::: Data for this exercise :::

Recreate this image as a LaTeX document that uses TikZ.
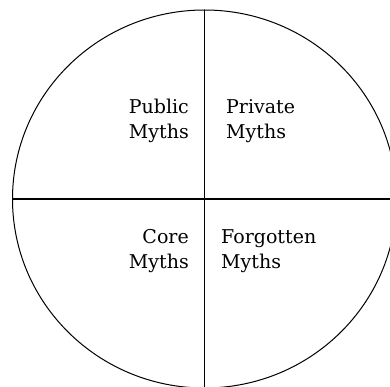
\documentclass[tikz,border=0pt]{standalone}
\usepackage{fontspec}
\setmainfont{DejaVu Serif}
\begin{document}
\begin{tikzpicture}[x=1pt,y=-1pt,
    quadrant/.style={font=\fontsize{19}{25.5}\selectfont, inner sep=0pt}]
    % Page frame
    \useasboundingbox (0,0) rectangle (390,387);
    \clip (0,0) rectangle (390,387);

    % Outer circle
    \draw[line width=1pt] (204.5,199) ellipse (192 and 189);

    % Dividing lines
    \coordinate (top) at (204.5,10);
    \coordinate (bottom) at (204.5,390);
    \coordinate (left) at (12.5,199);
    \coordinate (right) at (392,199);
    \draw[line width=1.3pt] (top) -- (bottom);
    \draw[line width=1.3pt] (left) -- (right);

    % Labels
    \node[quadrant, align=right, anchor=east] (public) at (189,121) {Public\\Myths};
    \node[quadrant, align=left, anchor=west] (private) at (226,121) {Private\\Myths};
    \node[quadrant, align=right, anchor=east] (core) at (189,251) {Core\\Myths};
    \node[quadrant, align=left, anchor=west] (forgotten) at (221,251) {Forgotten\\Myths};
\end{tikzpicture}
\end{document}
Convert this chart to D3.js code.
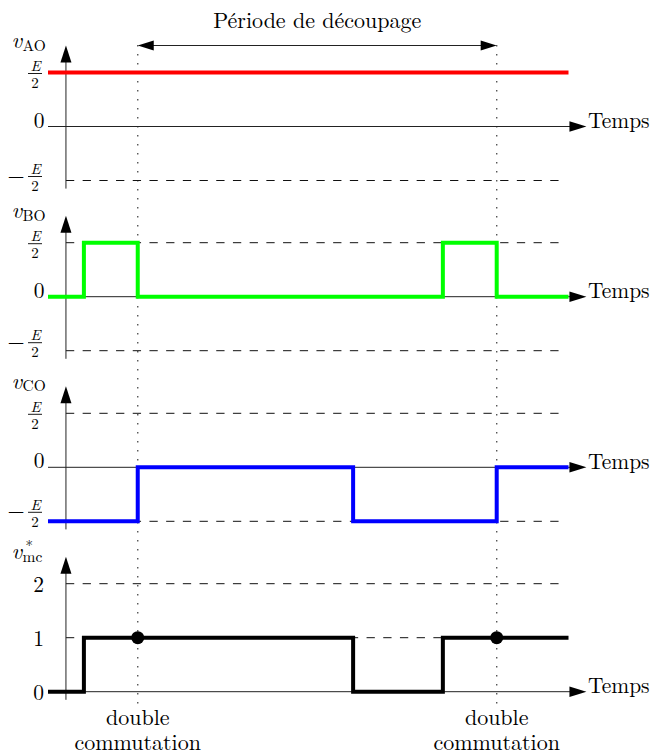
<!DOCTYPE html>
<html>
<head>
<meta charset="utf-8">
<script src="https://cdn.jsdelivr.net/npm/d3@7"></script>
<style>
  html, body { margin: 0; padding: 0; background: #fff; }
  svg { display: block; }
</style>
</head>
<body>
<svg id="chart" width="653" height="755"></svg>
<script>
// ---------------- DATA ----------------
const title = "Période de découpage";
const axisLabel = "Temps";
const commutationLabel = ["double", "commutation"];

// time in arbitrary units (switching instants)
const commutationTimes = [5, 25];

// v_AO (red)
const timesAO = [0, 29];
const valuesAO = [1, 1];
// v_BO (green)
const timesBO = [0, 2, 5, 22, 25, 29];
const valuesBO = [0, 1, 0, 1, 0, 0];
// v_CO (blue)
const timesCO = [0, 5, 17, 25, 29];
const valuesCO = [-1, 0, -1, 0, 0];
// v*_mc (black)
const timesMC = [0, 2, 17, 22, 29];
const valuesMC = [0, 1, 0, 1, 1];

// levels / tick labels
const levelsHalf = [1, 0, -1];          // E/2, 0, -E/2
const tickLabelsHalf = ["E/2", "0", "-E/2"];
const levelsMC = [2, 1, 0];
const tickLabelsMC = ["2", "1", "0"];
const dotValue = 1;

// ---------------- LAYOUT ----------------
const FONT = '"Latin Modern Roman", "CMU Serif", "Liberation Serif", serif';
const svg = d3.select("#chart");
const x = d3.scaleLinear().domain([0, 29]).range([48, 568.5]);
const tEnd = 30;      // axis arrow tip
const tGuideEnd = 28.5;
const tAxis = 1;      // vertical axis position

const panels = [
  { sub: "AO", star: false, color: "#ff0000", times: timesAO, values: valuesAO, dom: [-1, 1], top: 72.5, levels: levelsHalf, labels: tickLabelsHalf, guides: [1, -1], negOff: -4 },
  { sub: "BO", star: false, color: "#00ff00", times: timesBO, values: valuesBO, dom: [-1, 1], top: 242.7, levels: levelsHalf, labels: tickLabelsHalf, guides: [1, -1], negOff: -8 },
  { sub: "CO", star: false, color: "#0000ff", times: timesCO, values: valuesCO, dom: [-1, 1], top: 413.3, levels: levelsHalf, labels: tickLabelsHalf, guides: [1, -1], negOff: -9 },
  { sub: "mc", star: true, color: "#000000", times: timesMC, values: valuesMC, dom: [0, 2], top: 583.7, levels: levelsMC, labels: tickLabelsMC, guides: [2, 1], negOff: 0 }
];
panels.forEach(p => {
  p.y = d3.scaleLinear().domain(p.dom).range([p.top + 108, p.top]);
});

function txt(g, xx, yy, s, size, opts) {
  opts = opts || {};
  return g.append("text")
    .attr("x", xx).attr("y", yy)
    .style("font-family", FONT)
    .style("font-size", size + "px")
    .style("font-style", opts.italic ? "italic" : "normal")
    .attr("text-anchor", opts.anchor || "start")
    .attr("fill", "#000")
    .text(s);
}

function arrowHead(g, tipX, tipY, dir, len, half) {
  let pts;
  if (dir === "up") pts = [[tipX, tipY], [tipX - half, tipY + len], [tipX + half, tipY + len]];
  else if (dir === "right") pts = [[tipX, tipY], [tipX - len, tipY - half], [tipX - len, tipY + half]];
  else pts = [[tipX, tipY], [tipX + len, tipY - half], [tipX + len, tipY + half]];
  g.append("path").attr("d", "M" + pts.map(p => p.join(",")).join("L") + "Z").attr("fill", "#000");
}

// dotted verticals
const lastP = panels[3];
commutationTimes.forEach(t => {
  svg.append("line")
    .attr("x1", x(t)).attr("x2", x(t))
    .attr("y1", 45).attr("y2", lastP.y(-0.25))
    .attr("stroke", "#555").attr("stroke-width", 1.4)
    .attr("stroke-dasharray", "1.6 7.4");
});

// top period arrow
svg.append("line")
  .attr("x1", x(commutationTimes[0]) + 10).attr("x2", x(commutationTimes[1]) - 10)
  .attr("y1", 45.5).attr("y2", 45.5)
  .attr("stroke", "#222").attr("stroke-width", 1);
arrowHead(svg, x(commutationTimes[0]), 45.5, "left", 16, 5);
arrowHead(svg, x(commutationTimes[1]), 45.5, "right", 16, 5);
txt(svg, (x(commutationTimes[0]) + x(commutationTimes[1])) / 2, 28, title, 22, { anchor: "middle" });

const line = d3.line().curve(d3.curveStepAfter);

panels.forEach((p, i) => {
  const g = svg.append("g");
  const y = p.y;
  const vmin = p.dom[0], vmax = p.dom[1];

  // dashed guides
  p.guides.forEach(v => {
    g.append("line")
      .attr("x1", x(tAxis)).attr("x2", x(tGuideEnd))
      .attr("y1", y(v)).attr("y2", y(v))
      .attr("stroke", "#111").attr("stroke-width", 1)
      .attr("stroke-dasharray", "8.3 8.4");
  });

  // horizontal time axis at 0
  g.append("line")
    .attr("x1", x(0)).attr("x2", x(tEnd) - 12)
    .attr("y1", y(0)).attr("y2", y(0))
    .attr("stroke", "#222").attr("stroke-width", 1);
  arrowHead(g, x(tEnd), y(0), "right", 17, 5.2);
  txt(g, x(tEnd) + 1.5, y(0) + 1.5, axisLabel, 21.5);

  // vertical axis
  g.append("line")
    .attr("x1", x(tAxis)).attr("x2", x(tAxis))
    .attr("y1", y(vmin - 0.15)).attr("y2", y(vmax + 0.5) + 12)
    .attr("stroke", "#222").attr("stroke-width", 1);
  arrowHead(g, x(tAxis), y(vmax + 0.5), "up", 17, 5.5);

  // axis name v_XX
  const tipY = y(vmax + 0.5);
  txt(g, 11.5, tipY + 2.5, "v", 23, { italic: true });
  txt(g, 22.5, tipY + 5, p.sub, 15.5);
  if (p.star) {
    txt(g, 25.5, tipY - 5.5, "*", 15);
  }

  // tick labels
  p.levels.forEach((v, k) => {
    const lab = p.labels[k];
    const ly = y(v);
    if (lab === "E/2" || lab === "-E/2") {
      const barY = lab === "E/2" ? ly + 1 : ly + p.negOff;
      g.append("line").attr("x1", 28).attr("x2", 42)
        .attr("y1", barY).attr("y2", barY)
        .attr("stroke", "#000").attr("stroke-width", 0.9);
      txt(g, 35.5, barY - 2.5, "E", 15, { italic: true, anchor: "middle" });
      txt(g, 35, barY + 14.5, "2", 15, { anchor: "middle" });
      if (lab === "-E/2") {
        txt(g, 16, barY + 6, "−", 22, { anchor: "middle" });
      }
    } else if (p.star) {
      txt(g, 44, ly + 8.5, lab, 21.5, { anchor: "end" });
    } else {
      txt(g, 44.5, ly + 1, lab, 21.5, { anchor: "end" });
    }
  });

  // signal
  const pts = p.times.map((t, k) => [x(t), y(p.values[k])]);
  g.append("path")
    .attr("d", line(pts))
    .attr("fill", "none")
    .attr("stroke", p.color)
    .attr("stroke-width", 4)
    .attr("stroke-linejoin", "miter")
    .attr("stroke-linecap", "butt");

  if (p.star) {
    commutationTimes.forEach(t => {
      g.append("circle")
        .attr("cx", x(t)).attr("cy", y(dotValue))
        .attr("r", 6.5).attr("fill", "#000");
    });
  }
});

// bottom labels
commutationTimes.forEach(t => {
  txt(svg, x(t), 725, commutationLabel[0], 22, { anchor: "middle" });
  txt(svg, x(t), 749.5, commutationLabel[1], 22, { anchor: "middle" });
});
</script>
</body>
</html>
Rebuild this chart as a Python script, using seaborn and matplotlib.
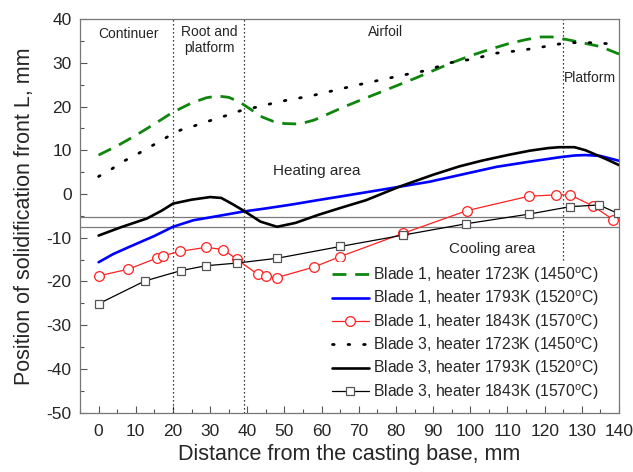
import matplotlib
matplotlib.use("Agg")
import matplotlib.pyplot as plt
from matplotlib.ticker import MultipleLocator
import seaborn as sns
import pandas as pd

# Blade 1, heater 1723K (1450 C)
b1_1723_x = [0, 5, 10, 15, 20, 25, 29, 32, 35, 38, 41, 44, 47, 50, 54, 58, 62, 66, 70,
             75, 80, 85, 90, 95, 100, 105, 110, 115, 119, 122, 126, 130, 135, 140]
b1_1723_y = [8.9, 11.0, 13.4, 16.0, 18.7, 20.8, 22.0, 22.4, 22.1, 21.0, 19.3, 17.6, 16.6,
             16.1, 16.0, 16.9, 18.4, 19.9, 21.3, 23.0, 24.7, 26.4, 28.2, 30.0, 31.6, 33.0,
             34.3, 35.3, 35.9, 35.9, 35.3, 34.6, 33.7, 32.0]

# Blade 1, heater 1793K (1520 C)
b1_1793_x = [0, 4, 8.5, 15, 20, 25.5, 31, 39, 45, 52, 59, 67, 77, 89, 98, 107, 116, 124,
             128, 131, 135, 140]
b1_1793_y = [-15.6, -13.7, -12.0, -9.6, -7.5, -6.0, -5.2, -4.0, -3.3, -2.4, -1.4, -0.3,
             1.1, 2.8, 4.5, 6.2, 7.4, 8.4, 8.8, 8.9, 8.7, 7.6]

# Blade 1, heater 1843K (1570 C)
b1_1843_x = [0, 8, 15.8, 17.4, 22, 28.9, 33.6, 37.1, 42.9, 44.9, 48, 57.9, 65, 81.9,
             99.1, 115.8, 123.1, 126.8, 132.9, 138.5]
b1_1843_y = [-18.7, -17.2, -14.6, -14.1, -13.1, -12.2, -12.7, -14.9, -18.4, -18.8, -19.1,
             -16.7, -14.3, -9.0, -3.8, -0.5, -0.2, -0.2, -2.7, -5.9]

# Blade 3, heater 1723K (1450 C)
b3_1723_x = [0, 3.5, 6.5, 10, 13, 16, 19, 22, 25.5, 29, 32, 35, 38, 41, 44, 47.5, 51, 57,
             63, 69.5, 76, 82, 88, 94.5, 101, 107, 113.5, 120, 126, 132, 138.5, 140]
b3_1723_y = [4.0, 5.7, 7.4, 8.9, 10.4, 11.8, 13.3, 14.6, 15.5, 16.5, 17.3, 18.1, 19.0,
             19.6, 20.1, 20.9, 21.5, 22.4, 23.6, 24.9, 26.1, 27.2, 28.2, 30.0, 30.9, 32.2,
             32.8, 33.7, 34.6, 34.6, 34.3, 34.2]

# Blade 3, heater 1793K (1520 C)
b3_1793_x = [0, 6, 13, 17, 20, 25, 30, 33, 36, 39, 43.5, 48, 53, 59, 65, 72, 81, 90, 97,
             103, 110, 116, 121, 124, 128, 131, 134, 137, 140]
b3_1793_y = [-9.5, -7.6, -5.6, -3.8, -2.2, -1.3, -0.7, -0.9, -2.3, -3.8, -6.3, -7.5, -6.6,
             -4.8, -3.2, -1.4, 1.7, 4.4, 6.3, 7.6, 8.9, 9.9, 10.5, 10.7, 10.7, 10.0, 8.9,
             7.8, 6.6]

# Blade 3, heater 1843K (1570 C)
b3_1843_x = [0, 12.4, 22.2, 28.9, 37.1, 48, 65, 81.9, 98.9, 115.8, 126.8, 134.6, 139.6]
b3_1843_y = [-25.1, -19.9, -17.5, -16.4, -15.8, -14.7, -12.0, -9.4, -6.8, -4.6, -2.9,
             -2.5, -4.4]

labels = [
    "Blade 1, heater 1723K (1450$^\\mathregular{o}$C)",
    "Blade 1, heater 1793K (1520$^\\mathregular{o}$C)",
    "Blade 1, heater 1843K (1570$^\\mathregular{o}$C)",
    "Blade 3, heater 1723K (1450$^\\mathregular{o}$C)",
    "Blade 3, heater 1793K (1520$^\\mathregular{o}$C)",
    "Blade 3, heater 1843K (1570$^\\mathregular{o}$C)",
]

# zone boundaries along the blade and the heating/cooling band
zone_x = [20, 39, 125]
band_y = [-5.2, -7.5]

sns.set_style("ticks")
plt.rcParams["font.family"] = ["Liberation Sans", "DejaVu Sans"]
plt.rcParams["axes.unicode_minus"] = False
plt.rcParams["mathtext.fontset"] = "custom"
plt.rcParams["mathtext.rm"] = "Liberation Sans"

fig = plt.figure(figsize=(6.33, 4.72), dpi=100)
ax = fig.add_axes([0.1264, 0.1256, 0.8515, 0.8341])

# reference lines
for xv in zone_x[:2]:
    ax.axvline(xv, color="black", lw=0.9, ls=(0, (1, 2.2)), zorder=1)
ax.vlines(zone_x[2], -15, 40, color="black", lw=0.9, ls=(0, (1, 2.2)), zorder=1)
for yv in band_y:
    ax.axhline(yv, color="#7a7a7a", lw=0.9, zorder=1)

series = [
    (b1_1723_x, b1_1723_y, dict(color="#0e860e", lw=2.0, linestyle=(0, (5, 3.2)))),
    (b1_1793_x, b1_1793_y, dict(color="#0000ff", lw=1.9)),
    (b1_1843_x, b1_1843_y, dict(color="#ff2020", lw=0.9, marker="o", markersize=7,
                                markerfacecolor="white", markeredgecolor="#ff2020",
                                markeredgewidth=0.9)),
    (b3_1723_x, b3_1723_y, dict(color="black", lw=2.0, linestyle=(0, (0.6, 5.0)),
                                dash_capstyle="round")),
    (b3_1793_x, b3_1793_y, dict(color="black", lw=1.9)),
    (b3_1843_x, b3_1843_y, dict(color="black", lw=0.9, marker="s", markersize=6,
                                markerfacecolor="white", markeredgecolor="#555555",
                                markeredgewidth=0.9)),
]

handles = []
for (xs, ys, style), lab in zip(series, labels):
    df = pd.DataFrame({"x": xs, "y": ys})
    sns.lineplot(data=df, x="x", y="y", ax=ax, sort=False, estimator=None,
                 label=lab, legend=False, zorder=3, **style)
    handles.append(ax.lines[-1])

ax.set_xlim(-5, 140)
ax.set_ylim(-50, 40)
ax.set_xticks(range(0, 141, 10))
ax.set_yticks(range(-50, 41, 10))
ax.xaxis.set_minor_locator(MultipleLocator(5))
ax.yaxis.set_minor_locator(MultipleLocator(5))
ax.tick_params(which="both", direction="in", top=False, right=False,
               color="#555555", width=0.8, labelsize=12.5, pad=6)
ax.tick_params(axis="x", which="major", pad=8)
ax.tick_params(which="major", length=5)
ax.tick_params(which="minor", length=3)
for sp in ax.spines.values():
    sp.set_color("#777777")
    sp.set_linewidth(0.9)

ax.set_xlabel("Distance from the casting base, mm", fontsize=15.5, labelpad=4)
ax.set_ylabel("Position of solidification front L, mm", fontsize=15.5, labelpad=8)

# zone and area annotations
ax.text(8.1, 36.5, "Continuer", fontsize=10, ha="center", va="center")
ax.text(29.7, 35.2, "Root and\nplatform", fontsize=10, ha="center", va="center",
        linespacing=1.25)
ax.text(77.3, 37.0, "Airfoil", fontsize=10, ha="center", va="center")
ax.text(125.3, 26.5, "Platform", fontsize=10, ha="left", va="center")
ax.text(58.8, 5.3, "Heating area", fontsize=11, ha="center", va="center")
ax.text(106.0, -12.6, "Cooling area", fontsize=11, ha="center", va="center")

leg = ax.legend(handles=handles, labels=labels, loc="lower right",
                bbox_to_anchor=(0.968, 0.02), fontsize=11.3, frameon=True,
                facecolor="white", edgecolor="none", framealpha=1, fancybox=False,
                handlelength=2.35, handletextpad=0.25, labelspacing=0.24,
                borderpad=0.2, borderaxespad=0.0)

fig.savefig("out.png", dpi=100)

:::

### Problem requirements
Begin at the line that has "Rebuild this chart", stop after the line that has "-16.7, -14.3, -9.0, -3.8, -0.5, -0.2, -0.2, -2.7, -5.9]", and reproduce every line between them exactly and nothing else. Pictures stay out of the copy.

### Answer to this task
Rebuild this chart as a Python script, using seaborn and matplotlib.
import matplotlib
matplotlib.use("Agg")
import matplotlib.pyplot as plt
from matplotlib.ticker import MultipleLocator
import seaborn as sns
import pandas as pd

# Blade 1, heater 1723K (1450 C)
b1_1723_x = [0, 5, 10, 15, 20, 25, 29, 32, 35, 38, 41, 44, 47, 50, 54, 58, 62, 66, 70,
             75, 80, 85, 90, 95, 100, 105, 110, 115, 119, 122, 126, 130, 135, 140]
b1_1723_y = [8.9, 11.0, 13.4, 16.0, 18.7, 20.8, 22.0, 22.4, 22.1, 21.0, 19.3, 17.6, 16.6,
             16.1, 16.0, 16.9, 18.4, 19.9, 21.3, 23.0, 24.7, 26.4, 28.2, 30.0, 31.6, 33.0,
             34.3, 35.3, 35.9, 35.9, 35.3, 34.6, 33.7, 32.0]

# Blade 1, heater 1793K (1520 C)
b1_1793_x = [0, 4, 8.5, 15, 20, 25.5, 31, 39, 45, 52, 59, 67, 77, 89, 98, 107, 116, 124,
             128, 131, 135, 140]
b1_1793_y = [-15.6, -13.7, -12.0, -9.6, -7.5, -6.0, -5.2, -4.0, -3.3, -2.4, -1.4, -0.3,
             1.1, 2.8, 4.5, 6.2, 7.4, 8.4, 8.8, 8.9, 8.7, 7.6]

# Blade 1, heater 1843K (1570 C)
b1_1843_x = [0, 8, 15.8, 17.4, 22, 28.9, 33.6, 37.1, 42.9, 44.9, 48, 57.9, 65, 81.9,
             99.1, 115.8, 123.1, 126.8, 132.9, 138.5]
b1_1843_y = [-18.7, -17.2, -14.6, -14.1, -13.1, -12.2, -12.7, -14.9, -18.4, -18.8, -19.1,
             -16.7, -14.3, -9.0, -3.8, -0.5, -0.2, -0.2, -2.7, -5.9]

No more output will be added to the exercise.